André Luiz Martins, Andrea Daquer, Ricardo Perlingeiro e Geraldine Vital
Ainda, nesta quarta-feira, foi apresentado o caso de Conceição da Barra, no Espírito Santo, pela juíza federal Ana Carolina Vieira de Carvalho. Nesse incidente, a indústria de celulose e papel Suzano S/A ajuizou, em 2020, ação de reintegração de posse de uma área usada para plantio de eucalipto, em município que está localizado na divisa com a Bahia, em que figuram como réus os ocupantes do imóvel e, como seus assistentes, o INCRA e a Fundação Palmares, visto que há discussão acerca da existência de um quilombo na área em disputa.
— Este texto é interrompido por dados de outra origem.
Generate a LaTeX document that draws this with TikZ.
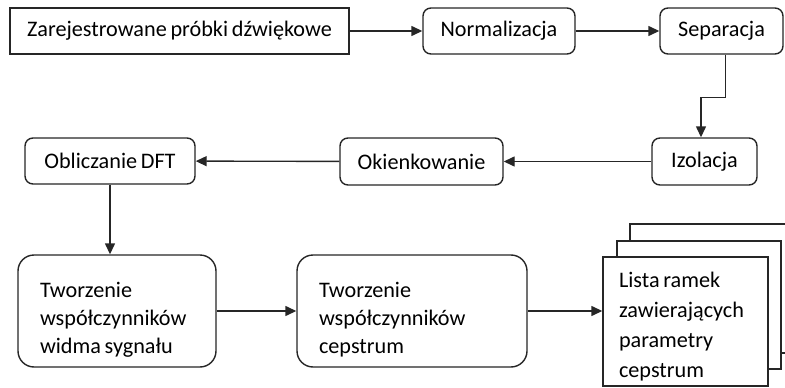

Na visita técnica, pode se conhecer melhor a complexidade do caso, onde se constatou crescimento rápido de construções irregulares e ações de grileiros. Nesse sentido, foi recomendado o cadastramento das comunidades quilombolas pelo INCRA, bem como solicitação de medidas relativas ao cadastramento dos ocupantes das terras pelas autoridades governamentais. Além disso, o resultado desse trabalho gerou uma ação positiva, com uma parceria da empresa com quilombolas para garantir a preservação da área.
Posteriormente, o juiz federal Eduardo Matta falou sobre o Caso Novo Horizonte, em Campos dos Goytacazes, em que o processo judicial teve início em 2021, quando 772 casas do empreendimento foram ocupadas por cerca de duas mil pessoas. A construtora que realizou as obras em parceria com a Caixa Econômica Federal pelo programa “Minha Casa, Minha Vida” é a autora da ação. A reintegração da posse dos imóveis havia sido deferida em liminar, mas a medida foi suspensa pelo Supremo Tribunal Federal, até que o Poder Público promovesse a alocação dos ocupantes em abrigos ou lhes assegurasse moradia adequada.
Na visita técnica, o magistrado presenciou a situação de fragilidade social de muitas famílias que ali se instalaram, em sua maioria, mulheres e crianças, além de ter formalizado, em relatório da Comissão, a preocupação com a questão da insalubridade do local. Segundo ele, a Comissão tem uma função de apaziguadora, que “visa resolver questões levando em conta o interesse da parte e também o interesse socioeconômico das famílias envolvidas”. Sendo assim, caso não haja possibilidade de acordo, é preciso haver uma desocupação humanizada, o menos traumática possível. Pontuou, ainda, a necessidade de fomento de uma alternativa de moradia adequada para essas famílias carentes.
O último incidente a ser apresentado no seminário foi o Caso Quinta Lebrão, trazido pelo juiz federal Vigdor Teitel, sendo considerado o maior conflito fundiário do país já judicializado. Segundo Vigdor, esse incidente possui “grande relevância no campo de conflitos fundiários, devido à sua dimensão territorial e populacional”. A ação encaminhada à Comissão foi proposta pelo Instituto Nacional do Seguro Social (INSS), que pedia a desocupação de uma área de mais de 2 milhões de metros quadrados em Teresópolis, envolvendo as comunidades Quinta Lebrão, Fonte Santa e Álvaro Paná, consolidadas há mais de 50 anos. Para entender a dimensão dessa questão fundiária, foi realizada uma visita técnica em que se verificou, além da alta densidade populacional, o risco geológico em boa parte da área ocupada.
Diante disso, o magistrado ressaltou a necessidade de criação de um protocolo de intenções que pudesse dar encaminhamento eficiente na solução do problema. Esse protocolo, assinado entre a Prefeitura de Teresópolis, o INSS e a Secretaria do Patrimônio da União (SPU) tem como objetivo somar forças para promover a Regularização Fundiária, estabelecendo moradia e segurança às pessoas que habitam na região. Por fim, Vigdor Teitel elogiou o trabalho colaborativo de todos os entes envolvidos e concluiu sua exposição, afirmando que “a comissão conseguiu dar eficácia a dois fundamentos da Constituição Federal de 1988, a cidadania e a dignidade da pessoa humana”.

Ana Carolina Vieira de Carvalho, Vigdor Teitel, Ricardo Perlingeiro e Eduardo Matta
Ao final do evento, Ricardo Perlingeiro agradeceu todos os expositores e os participantes do Seminário de Soluções Fundiárias, sendo um momento de grande troca de experiências entre magistrados e servidores, atingindo, portanto, o objetivo do evento acerca da relevância de discussões sobre essa temática.